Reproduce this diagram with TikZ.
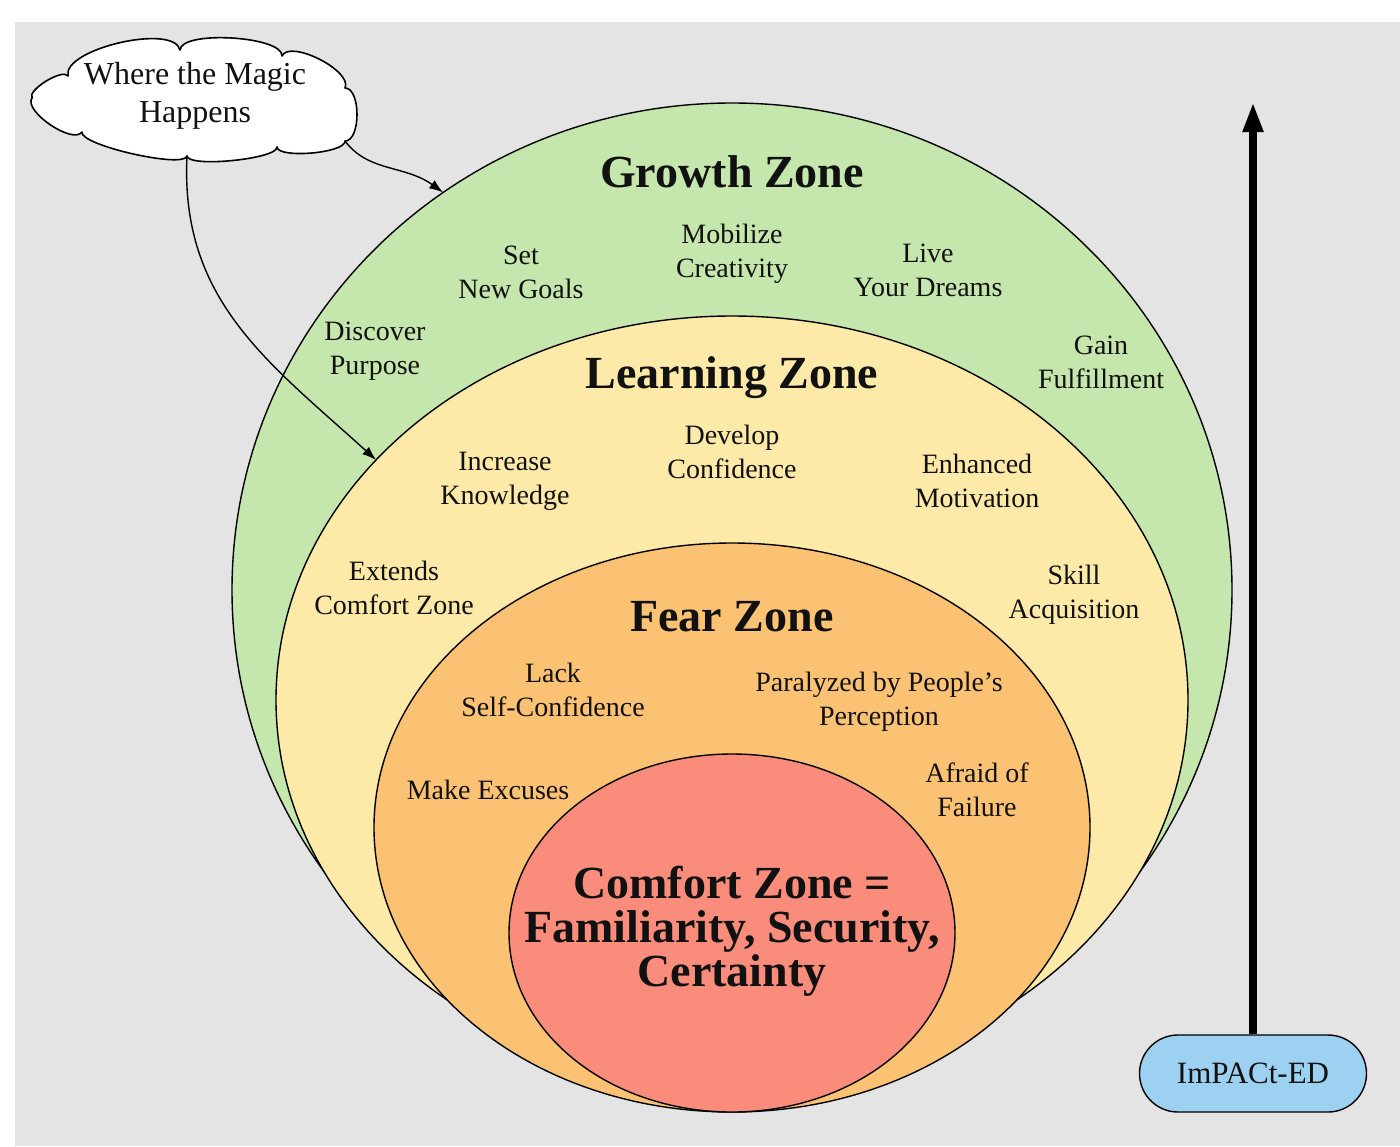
\documentclass[tikz,border=0pt]{standalone}
\usepackage{fontspec}
\setmainfont{Liberation Serif}
\usetikzlibrary{shapes.geometric,shapes.misc,arrows.meta}
\definecolor{bggray}{HTML}{E4E4E4}
\definecolor{growthgreen}{HTML}{C5E6AC}
\definecolor{learnyellow}{HTML}{FDE9A8}
\definecolor{fearorange}{HTML}{FBC274}
\definecolor{comfortred}{HTML}{FA8C7B}
\definecolor{impactblue}{HTML}{9DD1F2}
\definecolor{inkblack}{HTML}{111111}
\tikzset{
  zone/.style={ellipse, draw=black, line width=1.4pt, inner sep=0pt, outer sep=0pt},
  lbl/.style={align=center, text=inkblack, font=\fontsize{28}{34}\selectfont, inner sep=0pt},
  ttl/.style={align=center, text=inkblack, font=\bfseries\fontsize{46}{46}\selectfont, inner sep=0pt},
  conn/.style={draw=black, line width=1.4pt, -{Latex[length=14pt,width=10pt]}},
  cloudline/.style={draw=black, line width=1.6pt, fill=white, line join=round},
}
\begin{document}
\begin{tikzpicture}[x=1pt,y=-1pt]
\useasboundingbox (0,0) rectangle (1400,1146);
\fill[white] (0,0) rectangle (1400,1146);
\fill[bggray] (15,22) rectangle (1400,1146);

% zones
\node[zone, fill=growthgreen, minimum width=1000pt, minimum height=974pt] (growth) at (732,590) {};
\node[zone, fill=learnyellow, minimum width=912pt, minimum height=768pt] (learning) at (732,700) {};
\node[zone, fill=fearorange, minimum width=716pt, minimum height=569pt] (fear) at (732,827.5) {};
\node[zone, fill=comfortred, minimum width=446pt, minimum height=358pt] (comfort) at (732,933) {};

% titles
\node[ttl] (tgrowth) at (732,172) {Growth Zone};
\node[ttl] (tlearning) at (732,378) {Learning Zone};
\node[ttl] (tfear) at (732,617) {Fear Zone};
\node[ttl, font=\bfseries\fontsize{46}{44}\selectfont] (tcomfort) at (732,931) {Comfort Zone =\\Familiarity, Security,\\Certainty};

% growth labels
\node[lbl] (g1) at (521,272) {Set\\New Goals};
\node[lbl] (g2) at (732,254) {Mobilize\\Creativity};
\node[lbl] (g3) at (928,270) {Live\\Your Dreams};
\node[lbl] (g4) at (375,351) {Discover\\Purpose};
\node[lbl] (g5) at (1101,362) {Gain\\Fulfillment};

% learning labels
\node[lbl] (l1) at (505,481) {Increase\\Knowledge};
\node[lbl] (l2) at (732,452) {Develop\\Confidence};
\node[lbl] (l3) at (977,481) {Enhanced\\Motivation};
\node[lbl] (l4) at (394,588) {Extends\\Comfort Zone};
\node[lbl] (l5) at (1074,595) {Skill\\Acquisition};

% fear labels
\node[lbl] (f1) at (553,690) {Lack\\Self-Confidence};
\node[lbl] (f2) at (879,702) {Paralyzed by People's\\Perception};
\node[lbl] (f3) at (488,790) {Make Excuses};
\node[lbl] (f4) at (977,790) {Afraid of\\Failure};

% cloud outline
\coordinate (c0) at (32,98);
\coordinate (c1) at (68,76);
\coordinate (c2) at (180,50);
\coordinate (c3) at (282,56);
\coordinate (c4) at (345,88);
\coordinate (cloudR) at (345,141);
\coordinate (c6) at (277,147);
\coordinate (cloudB) at (187,156);
\coordinate (c8) at (82,132);
\path[cloudline] (c0) .. controls (27,90) and (63,68) .. (c1)
  .. controls (62,49) and (174,23) .. (c2)
  .. controls (181,30) and (283,36) .. (c3)
  .. controls (290,39) and (353,71) .. (c4)
  .. controls (361,88) and (361,141) .. (cloudR)
  .. controls (346,153) and (278,159) .. (c6)
  .. controls (278,159) and (188,168) .. (cloudB)
  .. controls (184,169) and (79,145) .. (c8)
  .. controls (73,145) and (23,111) .. cycle;
\node[align=center, text=inkblack, inner sep=0pt, font=\fontsize{32}{38}\selectfont] (cloud) at (195,96) {Where the Magic\\Happens};

% connectors from cloud
\draw[conn] (cloudR) .. controls (368,172) and (405,165) .. (growth.126.5);
\draw[conn] (cloudB) .. controls (180,300) and (268,362) .. (learning.146);

% ImPACt-ED
\node[rounded rectangle, draw=black, line width=1.4pt, fill=impactblue, minimum width=227pt, minimum height=77pt,
      inner sep=0pt, text=inkblack, font=\fontsize{31}{31}\selectfont] (impact) at (1253,1073.5) {ImPACt-ED};
\coordinate (arrowtop) at (1253,102);
\draw[line width=8pt, -{Triangle[length=30pt,width=19pt]}] (impact.north) -- (arrowtop);
\end{tikzpicture}
\end{document}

EXERCISE BRIEF — Copy the listing exactly. Any image in it stays out of the copy.

FINAL RESULT —
Reproduce this diagram with TikZ.
\documentclass[tikz,border=0pt]{standalone}
\usepackage{fontspec}
\setmainfont{Liberation Serif}
\usetikzlibrary{shapes.geometric,shapes.misc,arrows.meta}
\definecolor{bggray}{HTML}{E4E4E4}
\definecolor{growthgreen}{HTML}{C5E6AC}
\definecolor{learnyellow}{HTML}{FDE9A8}
\definecolor{fearorange}{HTML}{FBC274}
\definecolor{comfortred}{HTML}{FA8C7B}
\definecolor{impactblue}{HTML}{9DD1F2}
\definecolor{inkblack}{HTML}{111111}
\tikzset{
  zone/.style={ellipse, draw=black, line width=1.4pt, inner sep=0pt, outer sep=0pt},
  lbl/.style={align=center, text=inkblack, font=\fontsize{28}{34}\selectfont, inner sep=0pt},
  ttl/.style={align=center, text=inkblack, font=\bfseries\fontsize{46}{46}\selectfont, inner sep=0pt},
  conn/.style={draw=black, line width=1.4pt, -{Latex[length=14pt,width=10pt]}},
  cloudline/.style={draw=black, line width=1.6pt, fill=white, line join=round},
}
\begin{document}
\begin{tikzpicture}[x=1pt,y=-1pt]
\useasboundingbox (0,0) rectangle (1400,1146);
\fill[white] (0,0) rectangle (1400,1146);
\fill[bggray] (15,22) rectangle (1400,1146);

% zones
\node[zone, fill=growthgreen, minimum width=1000pt, minimum height=974pt] (growth) at (732,590) {};
\node[zone, fill=learnyellow, minimum width=912pt, minimum height=768pt] (learning) at (732,700) {};
\node[zone, fill=fearorange, minimum width=716pt, minimum height=569pt] (fear) at (732,827.5) {};
\node[zone, fill=comfortred, minimum width=446pt, minimum height=358pt] (comfort) at (732,933) {};

% titles
\node[ttl] (tgrowth) at (732,172) {Growth Zone};
\node[ttl] (tlearning) at (732,378) {Learning Zone};
\node[ttl] (tfear) at (732,617) {Fear Zone};
\node[ttl, font=\bfseries\fontsize{46}{44}\selectfont] (tcomfort) at (732,931) {Comfort Zone =\\Familiarity, Security,\\Certainty};

% growth labels
\node[lbl] (g1) at (521,272) {Set\\New Goals};
\node[lbl] (g2) at (732,254) {Mobilize\\Creativity};
\node[lbl] (g3) at (928,270) {Live\\Your Dreams};
\node[lbl] (g4) at (375,351) {Discover\\Purpose};
\node[lbl] (g5) at (1101,362) {Gain\\Fulfillment};

% learning labels
\node[lbl] (l1) at (505,481) {Increase\\Knowledge};
\node[lbl] (l2) at (732,452) {Develop\\Confidence};
\node[lbl] (l3) at (977,481) {Enhanced\\Motivation};
\node[lbl] (l4) at (394,588) {Extends\\Comfort Zone};
\node[lbl] (l5) at (1074,595) {Skill\\Acquisition};

% fear labels
\node[lbl] (f1) at (553,690) {Lack\\Self-Confidence};
\node[lbl] (f2) at (879,702) {Paralyzed by People's\\Perception};
\node[lbl] (f3) at (488,790) {Make Excuses};
\node[lbl] (f4) at (977,790) {Afraid of\\Failure};

% cloud outline
\coordinate (c0) at (32,98);
\coordinate (c1) at (68,76);
\coordinate (c2) at (180,50);
\coordinate (c3) at (282,56);
\coordinate (c4) at (345,88);
\coordinate (cloudR) at (345,141);
\coordinate (c6) at (277,147);
\coordinate (cloudB) at (187,156);
\coordinate (c8) at (82,132);
\path[cloudline] (c0) .. controls (27,90) and (63,68) .. (c1)
  .. controls (62,49) and (174,23) .. (c2)
  .. controls (181,30) and (283,36) .. (c3)
  .. controls (290,39) and (353,71) .. (c4)
  .. controls (361,88) and (361,141) .. (cloudR)
  .. controls (346,153) and (278,159) .. (c6)
  .. controls (278,159) and (188,168) .. (cloudB)
  .. controls (184,169) and (79,145) .. (c8)
  .. controls (73,145) and (23,111) .. cycle;
\node[align=center, text=inkblack, inner sep=0pt, font=\fontsize{32}{38}\selectfont] (cloud) at (195,96) {Where the Magic\\Happens};

% connectors from cloud
\draw[conn] (cloudR) .. controls (368,172) and (405,165) .. (growth.126.5);
\draw[conn] (cloudB) .. controls (180,300) and (268,362) .. (learning.146);

% ImPACt-ED
\node[rounded rectangle, draw=black, line width=1.4pt, fill=impactblue, minimum width=227pt, minimum height=77pt,
      inner sep=0pt, text=inkblack, font=\fontsize{31}{31}\selectfont] (impact) at (1253,1073.5) {ImPACt-ED};
\coordinate (arrowtop) at (1253,102);
\draw[line width=8pt, -{Triangle[length=30pt,width=19pt]}] (impact.north) -- (arrowtop);
\end{tikzpicture}
\end{document}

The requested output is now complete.